- _PROBLEM STATEMENT_: Copy exactly, and only, the lines between the line holding "Rebuild this chart" and the line holding "ax = fig.add_axes([162.3", inclusive; skip the pictures.

# EXERCISE MATERIAL start

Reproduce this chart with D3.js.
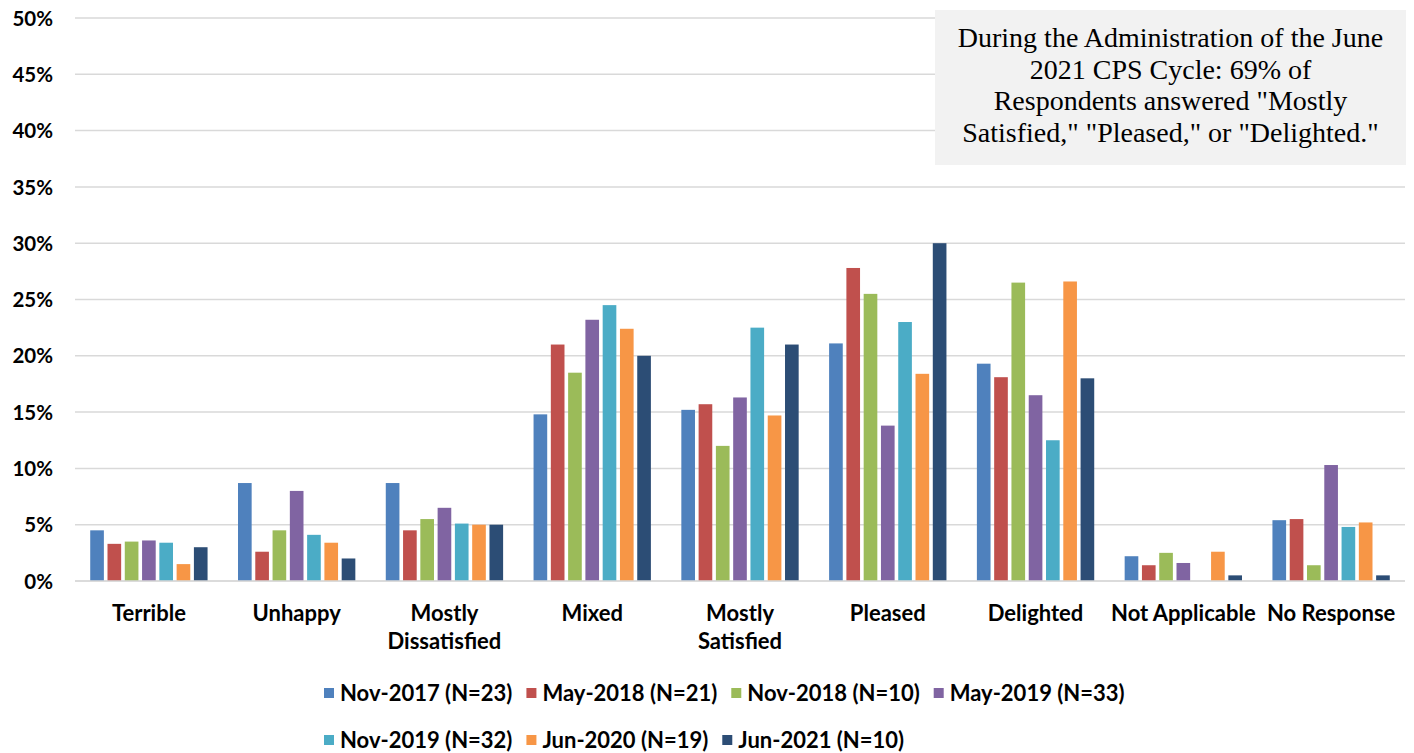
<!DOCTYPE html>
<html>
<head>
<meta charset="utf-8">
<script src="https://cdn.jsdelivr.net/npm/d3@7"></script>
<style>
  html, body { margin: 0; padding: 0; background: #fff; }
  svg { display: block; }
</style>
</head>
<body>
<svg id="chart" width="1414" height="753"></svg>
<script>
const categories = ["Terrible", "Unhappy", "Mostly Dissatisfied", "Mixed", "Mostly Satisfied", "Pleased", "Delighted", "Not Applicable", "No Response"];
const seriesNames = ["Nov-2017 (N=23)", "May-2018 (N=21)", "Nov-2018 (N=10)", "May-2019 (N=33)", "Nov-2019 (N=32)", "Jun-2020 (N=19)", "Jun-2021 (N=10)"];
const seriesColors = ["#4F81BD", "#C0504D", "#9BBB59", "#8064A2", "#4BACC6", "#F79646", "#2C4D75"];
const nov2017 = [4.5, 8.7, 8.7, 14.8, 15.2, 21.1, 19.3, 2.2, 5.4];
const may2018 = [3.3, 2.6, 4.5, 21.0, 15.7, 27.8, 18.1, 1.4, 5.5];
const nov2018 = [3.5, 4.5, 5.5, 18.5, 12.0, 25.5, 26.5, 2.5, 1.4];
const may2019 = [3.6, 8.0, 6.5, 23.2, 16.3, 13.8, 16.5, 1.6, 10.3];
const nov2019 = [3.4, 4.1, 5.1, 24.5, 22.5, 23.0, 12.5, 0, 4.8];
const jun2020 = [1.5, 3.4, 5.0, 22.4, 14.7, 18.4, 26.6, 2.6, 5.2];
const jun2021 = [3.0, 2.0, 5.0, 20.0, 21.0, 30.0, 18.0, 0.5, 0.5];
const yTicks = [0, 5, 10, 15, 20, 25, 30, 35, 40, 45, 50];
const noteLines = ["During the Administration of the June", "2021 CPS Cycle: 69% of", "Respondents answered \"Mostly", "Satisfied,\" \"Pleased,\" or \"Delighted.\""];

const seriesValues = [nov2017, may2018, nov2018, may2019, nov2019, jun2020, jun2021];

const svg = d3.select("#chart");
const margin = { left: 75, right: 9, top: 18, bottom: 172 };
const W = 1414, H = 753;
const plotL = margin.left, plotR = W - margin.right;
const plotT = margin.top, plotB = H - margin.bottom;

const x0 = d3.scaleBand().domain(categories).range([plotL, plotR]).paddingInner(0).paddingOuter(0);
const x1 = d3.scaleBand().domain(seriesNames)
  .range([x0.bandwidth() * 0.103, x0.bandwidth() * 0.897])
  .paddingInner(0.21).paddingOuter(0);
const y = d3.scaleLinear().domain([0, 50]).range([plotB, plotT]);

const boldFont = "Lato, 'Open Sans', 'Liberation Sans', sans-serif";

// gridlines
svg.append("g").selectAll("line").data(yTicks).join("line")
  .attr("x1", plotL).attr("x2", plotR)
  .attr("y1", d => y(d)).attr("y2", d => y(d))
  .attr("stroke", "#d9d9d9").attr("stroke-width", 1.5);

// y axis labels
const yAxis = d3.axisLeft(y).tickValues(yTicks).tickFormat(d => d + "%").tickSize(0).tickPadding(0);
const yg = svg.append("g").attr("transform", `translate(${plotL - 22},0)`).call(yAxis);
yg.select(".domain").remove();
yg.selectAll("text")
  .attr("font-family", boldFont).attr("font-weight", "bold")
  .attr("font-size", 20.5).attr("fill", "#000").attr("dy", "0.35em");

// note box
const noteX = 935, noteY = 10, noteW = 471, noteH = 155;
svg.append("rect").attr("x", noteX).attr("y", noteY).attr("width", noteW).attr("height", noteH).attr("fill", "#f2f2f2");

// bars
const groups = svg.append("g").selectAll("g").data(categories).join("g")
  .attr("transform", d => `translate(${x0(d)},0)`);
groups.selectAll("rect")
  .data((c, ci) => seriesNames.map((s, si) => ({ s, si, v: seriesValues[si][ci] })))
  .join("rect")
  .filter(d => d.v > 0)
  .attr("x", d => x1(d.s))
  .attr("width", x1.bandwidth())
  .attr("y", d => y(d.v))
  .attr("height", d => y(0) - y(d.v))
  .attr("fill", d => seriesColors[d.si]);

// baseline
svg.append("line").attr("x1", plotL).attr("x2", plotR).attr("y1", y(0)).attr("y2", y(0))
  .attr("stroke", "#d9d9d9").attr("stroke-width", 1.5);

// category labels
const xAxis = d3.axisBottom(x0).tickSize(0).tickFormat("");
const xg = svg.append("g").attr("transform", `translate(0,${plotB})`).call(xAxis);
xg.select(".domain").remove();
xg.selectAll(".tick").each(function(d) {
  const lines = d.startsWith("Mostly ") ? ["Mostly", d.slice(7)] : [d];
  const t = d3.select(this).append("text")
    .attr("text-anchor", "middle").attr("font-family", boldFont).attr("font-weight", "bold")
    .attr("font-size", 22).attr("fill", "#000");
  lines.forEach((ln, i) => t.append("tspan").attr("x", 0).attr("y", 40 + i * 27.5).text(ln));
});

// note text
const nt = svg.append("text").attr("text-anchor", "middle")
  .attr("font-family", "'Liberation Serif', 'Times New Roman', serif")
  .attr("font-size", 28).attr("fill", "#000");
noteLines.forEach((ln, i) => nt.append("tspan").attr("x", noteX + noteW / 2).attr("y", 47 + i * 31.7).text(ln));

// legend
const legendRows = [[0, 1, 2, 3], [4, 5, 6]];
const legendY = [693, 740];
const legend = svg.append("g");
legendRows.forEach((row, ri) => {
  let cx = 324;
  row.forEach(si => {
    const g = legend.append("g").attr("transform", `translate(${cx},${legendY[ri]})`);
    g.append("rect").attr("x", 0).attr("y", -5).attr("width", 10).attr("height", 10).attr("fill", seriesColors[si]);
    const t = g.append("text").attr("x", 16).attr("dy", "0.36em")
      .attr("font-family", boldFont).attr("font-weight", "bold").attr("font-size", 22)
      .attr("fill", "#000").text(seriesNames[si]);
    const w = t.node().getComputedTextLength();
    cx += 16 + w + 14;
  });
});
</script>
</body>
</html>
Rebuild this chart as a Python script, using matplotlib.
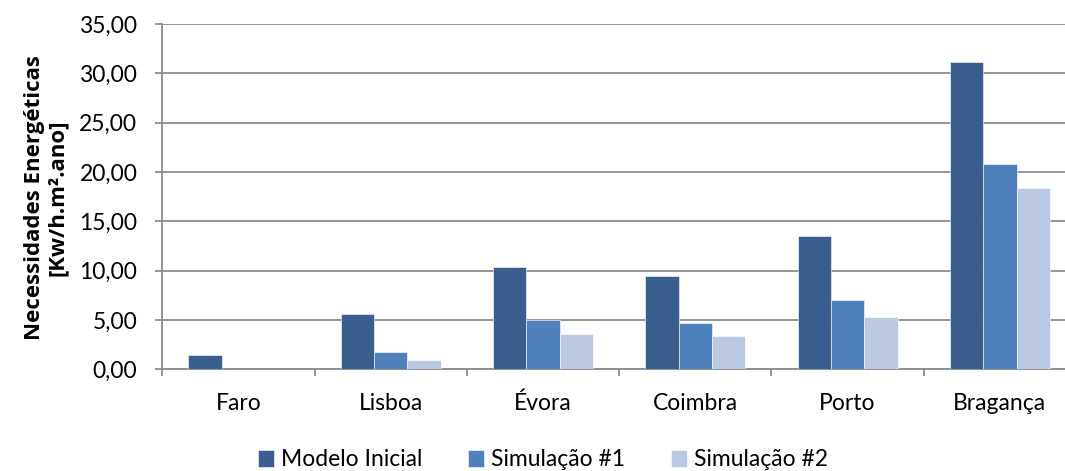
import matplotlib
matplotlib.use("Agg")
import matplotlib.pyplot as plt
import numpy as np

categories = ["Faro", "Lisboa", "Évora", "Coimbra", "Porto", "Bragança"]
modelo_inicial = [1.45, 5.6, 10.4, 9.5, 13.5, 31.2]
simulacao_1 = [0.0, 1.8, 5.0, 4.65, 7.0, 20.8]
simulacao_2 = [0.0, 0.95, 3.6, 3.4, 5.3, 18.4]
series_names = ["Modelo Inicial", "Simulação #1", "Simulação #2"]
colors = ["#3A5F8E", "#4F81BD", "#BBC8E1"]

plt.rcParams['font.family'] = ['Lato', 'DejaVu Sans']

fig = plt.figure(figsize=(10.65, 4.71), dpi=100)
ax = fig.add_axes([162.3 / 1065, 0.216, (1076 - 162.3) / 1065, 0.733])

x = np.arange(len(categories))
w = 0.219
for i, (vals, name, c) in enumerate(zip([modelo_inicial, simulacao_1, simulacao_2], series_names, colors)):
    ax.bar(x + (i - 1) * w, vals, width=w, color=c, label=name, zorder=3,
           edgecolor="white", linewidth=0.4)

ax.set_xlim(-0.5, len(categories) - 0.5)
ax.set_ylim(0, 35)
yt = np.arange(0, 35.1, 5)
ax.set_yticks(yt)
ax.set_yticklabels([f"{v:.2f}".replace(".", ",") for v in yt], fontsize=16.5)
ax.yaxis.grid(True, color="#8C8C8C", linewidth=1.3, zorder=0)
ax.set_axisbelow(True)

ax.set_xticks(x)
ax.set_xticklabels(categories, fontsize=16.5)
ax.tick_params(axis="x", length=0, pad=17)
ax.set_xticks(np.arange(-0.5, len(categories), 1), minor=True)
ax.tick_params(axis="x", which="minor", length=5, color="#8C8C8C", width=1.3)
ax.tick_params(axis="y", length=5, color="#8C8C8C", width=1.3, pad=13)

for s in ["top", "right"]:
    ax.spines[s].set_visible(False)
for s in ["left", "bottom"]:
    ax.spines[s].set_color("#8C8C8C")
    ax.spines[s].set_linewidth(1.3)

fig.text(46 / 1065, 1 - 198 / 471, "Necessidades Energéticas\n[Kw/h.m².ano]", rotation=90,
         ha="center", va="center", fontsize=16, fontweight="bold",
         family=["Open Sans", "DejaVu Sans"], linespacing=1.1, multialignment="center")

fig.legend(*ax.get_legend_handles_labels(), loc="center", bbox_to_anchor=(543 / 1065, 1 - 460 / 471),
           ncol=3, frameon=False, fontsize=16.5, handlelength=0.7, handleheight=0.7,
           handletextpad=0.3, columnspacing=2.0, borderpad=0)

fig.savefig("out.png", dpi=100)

# EXERCISE MATERIAL end

- _SOLUTION TO THIS PROBLEM_:
Rebuild this chart as a Python script, using matplotlib.
import matplotlib
matplotlib.use("Agg")
import matplotlib.pyplot as plt
import numpy as np

categories = ["Faro", "Lisboa", "Évora", "Coimbra", "Porto", "Bragança"]
modelo_inicial = [1.45, 5.6, 10.4, 9.5, 13.5, 31.2]
simulacao_1 = [0.0, 1.8, 5.0, 4.65, 7.0, 20.8]
simulacao_2 = [0.0, 0.95, 3.6, 3.4, 5.3, 18.4]
series_names = ["Modelo Inicial", "Simulação #1", "Simulação #2"]
colors = ["#3A5F8E", "#4F81BD", "#BBC8E1"]

plt.rcParams['font.family'] = ['Lato', 'DejaVu Sans']

fig = plt.figure(figsize=(10.65, 4.71), dpi=100)
ax = fig.add_axes([162.3 / 1065, 0.216, (1076 - 162.3) / 1065, 0.733])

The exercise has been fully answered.